Encontro-me num estado de desleixo sem precedentes.- Anteontem andei todo o santo dia com uma mancha de café na camisola e nem liguei. Pior, fui a casa almoçar e voltei a sair sem me lembrar sequer de trocar de roupa. No dia anterior tive preguiça de passar a ferro umas calças, mas usei-as na mesma (há calças de ganga engelhadas que são fashion, as minhas não) - foram desenrugando ao longo do dia e ficaram um mimo.
- Ontem, belo dia enevoado com previsão de chuva, saio de casa (onde está um calor infernal) sem olhar antes pela janela, de sapatinho aberto (a pavonear, sem pudor, o belo do joanete do tamanho de Júpiter) e sem guarda-chuva. Pior, quando já estou no hospital há sei lá quantas horas, quando já passei pelos quartos todos da enfermaria e já vi todos os médicos, sento-me e olho para baixo... os meus pés, todos riscados e escritos a caneta azul. Foi a forma que arranjei, na noite anterior à uma da manhã, sentada na cama a estudar Anatomia (última cadeira do curso ainda por fazer), para decorar os tendões todos do pé: escrevê-los na pele. Sendo que o duche da manhã é tomado ainda de olhos fechados, sem as lentes postas e à pressa... deu nisto.
Mas não me fico por aqui, o desleixo vai mais além horizontes.
- O meu cabelo não vê amaciador há sei lá quanto tempo, portanto anda num estado que varia entre uma esfregona velha e o ninho de melros lá de casa. Só me falta deixar crescer um tufo nos sovacos, pôr uma t-shirt de cavas, e o quadro é perfeito. Há quem repare, mas é para o lado que durmo melhor.
- Dentro de duas semanas é o meu rasganço (se entretanto tiver feito Anatomia, claro) e, enquanto as minhas colegas vão aparecer todas sexy com soutiens push-up e corpetes à mulher da vida (não, não arranjo um convite aos meninos perversos), eu vou ser uma bola de trapos. Os meus coelhos vão estar orgulhosamente à vista de 50 pessoas, porque aqui a menina não põe os pés no ginásio, sendo a razão pura moleza. O que são os coelhos? Eu digo. Os coelhos são aquelas almofadinhas que se ganham de um lado e outro da cintura quando estamos a perder a forma física. Não chegam a ser um pneu, mas têm potencial para isso. Eu e o meu irmão travamos há muito uma batalha rija contra os coelhos. Depois de uma almoçarada de fim de semana, os coelhos dizem: "Aaaah!! Estamos consoladinhos!.." e quando vamos fazer exercícios dirigidos aos coelhos (tipo inclinar o tronco para cada lado, com a cintura fixa), os coelhos dizem "Ai!!" de um lado e "Ai!!" do outro. Claro que isto gera um certo equilíbrio, e os coelhos não crescem mas também não nos livramos deles.
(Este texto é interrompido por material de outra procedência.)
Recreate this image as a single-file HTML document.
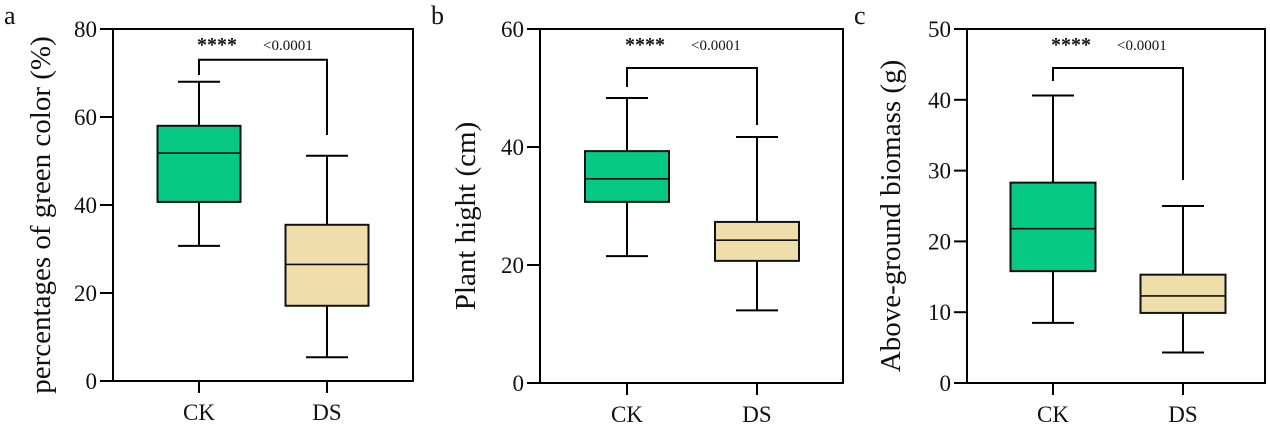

- Hoje dou por mim a almoçar sozinha na cantina, coisa que me aterrorizava há uns anos atrás. Não era capaz, fazia muita mossa na reputação. Claro que, nessa altura, eu não entrava numa cantina sem conhecer uns 15 a 20 marmanjos; neste momento, entro (como de boca aberta, pego nos ossos com as mãos e palito os dentes, se quiser - não o faço, mas podia) e saio sem avistar uma cara familiar.
E isto porquê? Não sei o que se passa, mas suponho que é fartanço. Numa cidade de estudantes, em que os novos estão sempre a chegar e os velhos a partir, a média de idades da maioria dos sítios que frequento (tirando o hospital) é de 20 aninhos. Logo, eu já faço parte da quota dos cotas. Ir à discoteca é entrar num infantário e ser a educadora de infância. Estou deslocada. É cruel viver em Coimbra depois dos 25. Como ninguém olha duas vezes para uma cota, acabamos por nos habituar a não nos sentirmos observados. E o desleixo instala-se. Está a chegar a um estado crítico que me preocupa.
Acho que quem mais se assombra pela nostalgia de sair de Coimbra é quem não a viveu. Sei que aproveitei muito, ri muito, festejei muito (bebi muito), namorei muito, experimentei muito, aprontei muito, estudei muito (pouco), fiz tudo o que podia ter feito nesta cidade mágica. Mas essa fase da minha vida está a passar, é preciso algo novo. Posso depois voltar... de certeza que vou voltar... e as saudades vão ser mais que muitas... mas agora, agorinha mesmo, estou farta. E não vejo a hora de sair daqui.